By Paul Suffern
This past winter, the U.S. endured some difficult and crazy weather. In fact, most places on the East Coast and near the Great Lakes experienced well below normal temperatures and higher than normal snowfall totals. At the same time, most of the West Coast experienced above normal temperature. Weather conditions play a role in our lives in a number of ways, including what we wear, what we do, and when we do it. As an NTSB meteorologist, I know that weather also plays a role in how well our transportation system operates, and it can be the “deciding” factor in whether transportation is safe.
When investigating transportation accidents, the NTSB examines the man, the machine, and the environment. That includes the actual “environment.” Meteorological events – weather, if you will – can reduce visibility for aircraft pilots and motor vehicle drivers; create wind conditions that affect how aircraft, high-profile vehicles, and marine vessels operate; and produce ice that causes aircraft, vehicles, and trains to lose control. Accordingly, the NTSB employs three meteorologists, including me, who examine and identify meteorological events that could be labeled as causal or contributory factors in the accident, and develop safety NTSB safety products to help mitigate those events.
Our meteorological, or MET, staff provide technical expertise in all transportation modes, but the bulk of our caseload comes from general aviation (GA) accidents. In fact, an estimated 90 percent of meteorological support goes towards supporting GA investigations. This is not surprising; two-thirds of all GA accidents that occur in instrument meteorological conditions are fatal.
Today, the NTSB published its latest set of recommendations (to the FAA and NWS) designed to improve the identification and communication of hazardous weather. These recommendations address a lack of consistency among National Weather Service (NWS) products, lack of a forecast product that addresses mountain wave activity, the need for enhancing communication among NWS forecasters, and the need for guidance on the weighting of pilot reports by NWS aviation meteorologists.

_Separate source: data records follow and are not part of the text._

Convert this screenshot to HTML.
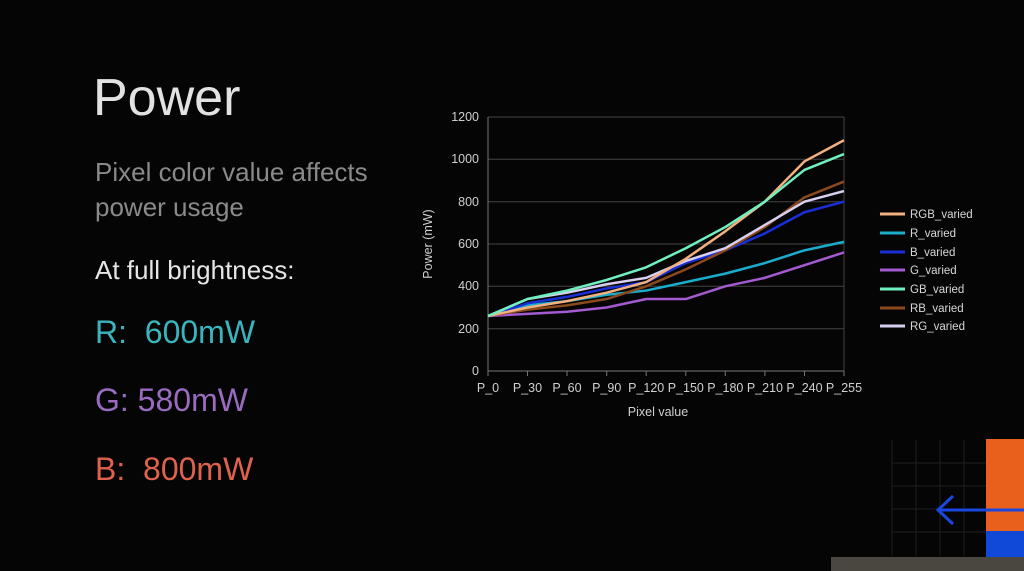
<!DOCTYPE html>
<html><head><meta charset="utf-8"><style>
html,body{margin:0;padding:0;background:#050505;}
body{width:1024px;height:571px;position:relative;overflow:hidden;font-family:"Liberation Sans",sans-serif;}
.t{position:absolute;white-space:nowrap;line-height:1;}
</style></head><body>
<div class="t" style="left:93px;top:72px;font-size:52px;color:#e2e2e2;">Power</div>
<div class="t" style="left:95px;top:159px;font-size:26px;color:#8a8a8a;">Pixel color value affects</div>
<div class="t" style="left:95px;top:194px;font-size:26px;color:#8a8a8a;">power usage</div>
<div class="t" style="left:95px;top:257px;font-size:26px;color:#e6e6e6;">At full brightness:</div>
<div class="t" style="left:95px;top:316px;font-size:32px;color:#3ab5bd;">R:&nbsp; 600mW</div>
<div class="t" style="left:95px;top:384px;font-size:32px;color:#9a6cc0;">G: 580mW</div>
<div class="t" style="left:95px;top:453px;font-size:32px;color:#e0624e;">B:&nbsp; 800mW</div>

<svg width="1024" height="571" style="position:absolute;left:0;top:0" font-family="Liberation Sans, sans-serif">
<g stroke="#444" stroke-width="1">
<line x1="488" x2="844" y1="117" y2="117"/><line x1="488" x2="844" y1="159.3" y2="159.3"/>
<line x1="488" x2="844" y1="201.7" y2="201.7"/><line x1="488" x2="844" y1="244" y2="244"/>
<line x1="488" x2="844" y1="286.3" y2="286.3"/><line x1="488" x2="844" y1="328.7" y2="328.7"/>
<line x1="844" x2="844" y1="117" y2="371"/>
</g>
<g stroke="#777" stroke-width="1"><line x1="488" x2="844" y1="371" y2="371"/><line x1="488" x2="488" y1="117" y2="371"/>
<line x1="488" x2="488" y1="371" y2="376"/><line x1="527.5" x2="527.5" y1="371" y2="376"/><line x1="567" x2="567" y1="371" y2="376"/><line x1="606.7" x2="606.7" y1="371" y2="376"/><line x1="646.2" x2="646.2" y1="371" y2="376"/><line x1="685.8" x2="685.8" y1="371" y2="376"/><line x1="725.3" x2="725.3" y1="371" y2="376"/><line x1="764.9" x2="764.9" y1="371" y2="376"/><line x1="804.5" x2="804.5" y1="371" y2="376"/><line x1="844" x2="844" y1="371" y2="376"/></g>
<g fill="#d0d0d0" font-size="12.5" text-anchor="end">
<text x="479" y="121">1200</text><text x="479" y="163">1000</text><text x="479" y="206">800</text>
<text x="479" y="248">600</text><text x="479" y="290">400</text><text x="479" y="333">200</text><text x="479" y="375">0</text>
</g>
<g fill="#d0d0d0" font-size="12.5" text-anchor="middle">
<text x="488" y="392">P_0</text><text x="527.5" y="392">P_30</text><text x="567" y="392">P_60</text>
<text x="606.7" y="392">P_90</text><text x="646.2" y="392">P_120</text><text x="685.8" y="392">P_150</text>
<text x="725.3" y="392">P_180</text><text x="764.9" y="392">P_210</text><text x="804.5" y="392">P_240</text><text x="844" y="392">P_255</text>
<text x="658" y="416">Pixel value</text>
<text transform="translate(432,244) rotate(-90)">Power (mW)</text>
</g>
<g transform="translate(488,371) scale(39.55,-0.21167)" fill="none" stroke-width="2.5" stroke-linejoin="round">
<polyline vector-effect="non-scaling-stroke" stroke="#a45ad0" points="0,260 1,270 2,280 3,300 4,340 5,340 6,400 7,440 8,500 9,560"/>
<polyline vector-effect="non-scaling-stroke" stroke="#1aaccc" points="0,260 1,310 2,330 3,360 4,380 5,420 6,460 7,510 8,570 9,610"/>
<polyline vector-effect="non-scaling-stroke" stroke="#1a2ed8" points="0,260 1,320 2,350 3,390 4,420 5,510 6,570 7,650 8,750 9,800"/>
<polyline vector-effect="non-scaling-stroke" stroke="#8a4a1e" points="0,260 1,290 2,310 3,340 4,400 5,480 6,570 7,680 8,820 9,895"/>
<polyline vector-effect="non-scaling-stroke" stroke="#d8d0f0" points="0,260 1,340 2,370 3,410 4,440 5,520 6,580 7,690 8,800 9,850"/>
<polyline vector-effect="non-scaling-stroke" stroke="#f0b080" points="0,260 1,300 2,330 3,370 4,420 5,530 6,660 7,800 8,990 9,1090"/>
<polyline vector-effect="non-scaling-stroke" stroke="#70f0c0" points="0,260 1,340 2,380 3,430 4,490 5,580 6,680 7,800 8,950 9,1025"/>
</g>
<g font-size="11.5" fill="#d8d8d8">
<line x1="880" x2="905" y1="214" y2="214" stroke="#f0b080" stroke-width="3"/><text x="910" y="218">RGB_varied</text>
<line x1="880" x2="905" y1="233" y2="233" stroke="#1aaccc" stroke-width="3"/><text x="910" y="237">R_varied</text>
<line x1="880" x2="905" y1="252" y2="252" stroke="#1a2ed8" stroke-width="3"/><text x="910" y="256">B_varied</text>
<line x1="880" x2="905" y1="270" y2="270" stroke="#a45ad0" stroke-width="3"/><text x="910" y="274">G_varied</text>
<line x1="880" x2="905" y1="289" y2="289" stroke="#70f0c0" stroke-width="3"/><text x="910" y="293">GB_varied</text>
<line x1="880" x2="905" y1="308" y2="308" stroke="#8a4a1e" stroke-width="3"/><text x="910" y="312">RB_varied</text>
<line x1="880" x2="905" y1="326" y2="326" stroke="#d8d0f0" stroke-width="3"/><text x="910" y="330">RG_varied</text>
</g>
<g stroke="#1e1e1e" stroke-width="1">
<line x1="892" x2="892" y1="440" y2="556"/><line x1="916" x2="916" y1="440" y2="556"/>
<line x1="940" x2="940" y1="440" y2="556"/><line x1="964" x2="964" y1="440" y2="556"/>
<line x1="892" x2="986" y1="463" y2="463"/><line x1="892" x2="986" y1="486" y2="486"/>
<line x1="892" x2="986" y1="509" y2="509"/><line x1="892" x2="986" y1="532" y2="532"/>
</g>
<rect x="986" y="439" width="38" height="92" fill="#e8601c"/>
<rect x="986" y="531" width="38" height="26" fill="#1048d8"/>
<rect x="831" y="557" width="193" height="14" fill="#4a4640"/>
<g stroke="#1848e0" stroke-width="3" fill="none">
<line x1="938" x2="1024" y1="510" y2="510"/>
<polyline points="953,496 938,510 953,524"/>
</g>
</svg>
</body></html>
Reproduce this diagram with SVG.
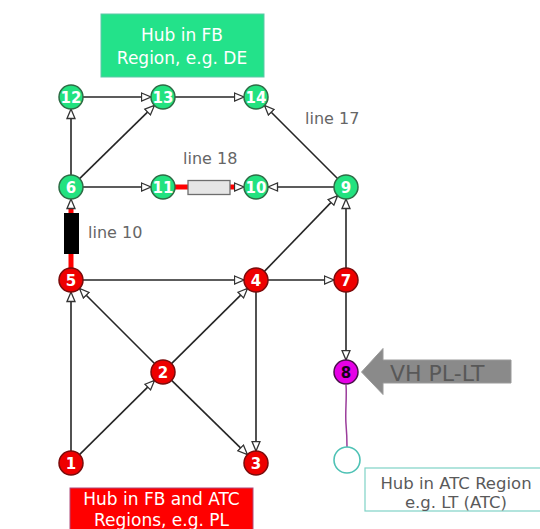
<svg xmlns="http://www.w3.org/2000/svg" width="540" height="529" viewBox="0 0 540 529">
  <style>
    .edge { stroke: #262626; stroke-width: 1.6; fill: none; marker-end: url(#tip); }
    .hot { stroke: #ff0000; stroke-width: 5; fill: none; }
    .node circle { stroke-width: 1.5; }
    .fb circle { fill: #22e27f; stroke: #2e6b45; }
    .atc circle { fill: #ee0000; stroke: #7a0b0b; }
    .vh circle { fill: #e600e6; stroke: #4a104a; }
    .node text { font-family: "DejaVu Sans", sans-serif; font-weight: bold; font-size: 15px; fill: #ffffff; text-anchor: middle; }
    .vh text { fill: #1a001a; }
    .lbl { font-family: "DejaVu Sans", sans-serif; font-size: 16px; fill: #666666; }
    .boxtxt { font-family: "DejaVu Sans", sans-serif; font-size: 17px; fill: #ffffff; text-anchor: middle; }
  </style>
  <defs>
    <marker id="tip" markerUnits="userSpaceOnUse" markerWidth="12" markerHeight="12" viewBox="0 0 12 12" refX="10.5" refY="6" orient="auto">
      <path d="M1,2 L10.5,6 L1,10 Z" fill="#ffffff" stroke="#333333" stroke-width="1.3"/>
    </marker>
  </defs>

  <rect width="540" height="529" fill="#ffffff"/>

  <!-- region captions -->
  <g id="caption-fb">
    <rect x="101" y="14" width="163" height="63" fill="#23e28a" stroke="#5fc7a8" stroke-width="1"/>
    <text class="boxtxt" x="182" y="41">Hub in FB</text>
    <text class="boxtxt" x="182" y="64">Region, e.g. DE</text>
  </g>
  <g id="caption-fb-atc">
    <rect x="70" y="488" width="183" height="45" fill="#ff0000" stroke="#b04a7a" stroke-width="1"/>
    <text class="boxtxt" x="161.5" y="505">Hub in FB and ATC</text>
    <text class="boxtxt" x="161.5" y="526">Regions, e.g. PL</text>
  </g>
  <g id="caption-atc">
    <rect x="365" y="468" width="180" height="43" fill="#ffffff" stroke="#7fd3c6" stroke-width="1.2"/>
    <text x="456" y="489" font-family="DejaVu Sans, sans-serif" font-size="16.5" fill="#5a5a5a" text-anchor="middle">Hub in ATC Region</text>
    <text x="456" y="508" font-family="DejaVu Sans, sans-serif" font-size="16.5" fill="#5a5a5a" text-anchor="middle">e.g. LT (ATC)</text>
  </g>

  <!-- connectors -->
  <g id="connectors">
    <line class="edge" x1="83" y1="97" x2="151" y2="97"/>
    <line class="edge" x1="175" y1="97" x2="244" y2="97"/>
    <line class="edge" x1="71" y1="175" x2="71" y2="109"/>
    <line class="edge" x1="79.6" y1="178.6" x2="154.4" y2="105.4"/>
    <line class="edge" x1="337.5" y1="178.5" x2="264.5" y2="105.5"/>
    <line class="edge" x1="83" y1="187" x2="151" y2="187"/>
    <line class="edge" x1="334" y1="187" x2="268" y2="187"/>
    <line class="edge" x1="83" y1="280" x2="244" y2="280"/>
    <line class="edge" x1="264.4" y1="271.4" x2="337.6" y2="195.6"/>
    <line class="edge" x1="268" y1="280" x2="334" y2="280"/>
    <line class="edge" x1="346" y1="268" x2="346" y2="199"/>
    <line class="edge" x1="346" y1="292" x2="346" y2="360"/>
    <line class="edge" x1="256" y1="292" x2="256" y2="451"/>
    <line class="edge" x1="171.5" y1="363.6" x2="247.5" y2="288.4"/>
    <line class="edge" x1="154.5" y1="363.5" x2="79.5" y2="288.5"/>
    <line class="edge" x1="171.6" y1="380.4" x2="247.4" y2="454.6"/>
    <line class="edge" x1="79.5" y1="454.6" x2="154.5" y2="380.4"/>
    <line class="edge" x1="71" y1="451" x2="71" y2="292"/>

    <!-- line 18: 11 to 10 through a series element -->
    <line class="hot" x1="175" y1="187" x2="189" y2="187"/>
    <line class="hot" x1="230" y1="187" x2="238" y2="187"/>
    <line x1="236" y1="187" x2="244" y2="187" stroke="#262626" stroke-width="1" marker-end="url(#tip)"/>
    <rect x="188" y="180.5" width="42" height="14" fill="#e6e6e6" stroke="#6e6e6e" stroke-width="1.3"/>

    <!-- line 10: 5 to 6 through a series element -->
    <line class="hot" x1="71" y1="268" x2="71" y2="253"/>
    <line class="hot" x1="71" y1="214" x2="71" y2="206"/>
    <line x1="71" y1="208" x2="71" y2="199" stroke="#262626" stroke-width="1" marker-end="url(#tip)"/>
    <rect x="64" y="213" width="15" height="41" fill="#000000"/>

    <!-- virtual hub link -->
    <path d="M346 385 C347 398 345 412 346 424 S347 440 347 447" fill="none" stroke="#9b3d9b" stroke-width="1.5"/>
  </g>

  <!-- line labels -->
  <text class="lbl" x="305" y="124">line 17</text>
  <text class="lbl" x="183" y="164">line 18</text>
  <text class="lbl" x="88" y="238">line 10</text>

  <!-- virtual hub arrow -->
  <g id="vh-arrow">
    <path d="M361.5 372 L383 348.5 L383 360 L511 360 L511 383 L383 383 L383 394.5 Z" fill="#8a8a8a" stroke="#9a9a9a" stroke-width="1"/>
    <text x="390" y="381" font-family="DejaVu Sans, sans-serif" font-size="22" fill="#585858">VH PL-LT</text>
  </g>

  <!-- nodes -->
  <g id="n12" class="node fb"><circle cx="71" cy="97" r="12"/><text x="71" y="102.5">12</text></g>
  <g id="n13" class="node fb"><circle cx="163" cy="97" r="12"/><text x="163" y="102.5">13</text></g>
  <g id="n14" class="node fb"><circle cx="256" cy="97" r="12"/><text x="256" y="102.5">14</text></g>
  <g id="n6" class="node fb"><circle cx="71" cy="187" r="12"/><text x="71" y="192.5">6</text></g>
  <g id="n11" class="node fb"><circle cx="163" cy="187" r="12"/><text x="163" y="192.5">11</text></g>
  <g id="n10" class="node fb"><circle cx="256" cy="187" r="12"/><text x="256" y="192.5">10</text></g>
  <g id="n9" class="node fb"><circle cx="346" cy="187" r="12"/><text x="346" y="192.5">9</text></g>
  <g id="n5" class="node atc"><circle cx="71" cy="280" r="12"/><text x="71" y="285.5">5</text></g>
  <g id="n4" class="node atc"><circle cx="256" cy="280" r="12"/><text x="256" y="285.5">4</text></g>
  <g id="n7" class="node atc"><circle cx="346" cy="280" r="12"/><text x="346" y="285.5">7</text></g>
  <g id="n2" class="node atc"><circle cx="163" cy="372" r="12"/><text x="163" y="377.5">2</text></g>
  <g id="n1" class="node atc"><circle cx="71" cy="463" r="12"/><text x="71" y="468.5">1</text></g>
  <g id="n3" class="node atc"><circle cx="256" cy="463" r="12"/><text x="256" y="468.5">3</text></g>
  <g id="n8" class="node vh"><circle cx="346" cy="372" r="12"/><text x="346" y="377.5">8</text></g>
  <g id="hub-atc"><circle cx="347" cy="460" r="13" fill="#ffffff" stroke="#4fc2b5" stroke-width="1.6"/></g>
</svg>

When I got my Masters in atmospheric science from North Carolina State University in 2007, taking a position with the NTSB 4 years later wasn’t something I had planned. I actually started my career as a forecaster for the National Weather Service in Alaska. Similarly, my colleague, Mike Richards, came to the NTSB after working as a research meteorologist at the FAA’s William J. Hughes Technical Center. My other colleague, Don Eick, has been with NTSB since 1998; before then, he worked for Trans World Airlines as an instructor teaching meteorology, federal aviation regulations and flight procedures and then as head of meteorology supporting operational control and flight dispatch. Between us, we’ve participated in hundreds of accident investigations that have led to recommended changes that will hopefully prevent future crashes, injuries, and deaths. Motivated by the NTSB’s mission – independently advancing transportation safety – we will continue to identify how to improve steps for identifying and communicating hazardous weather so that more people return safely each night to their homes and families.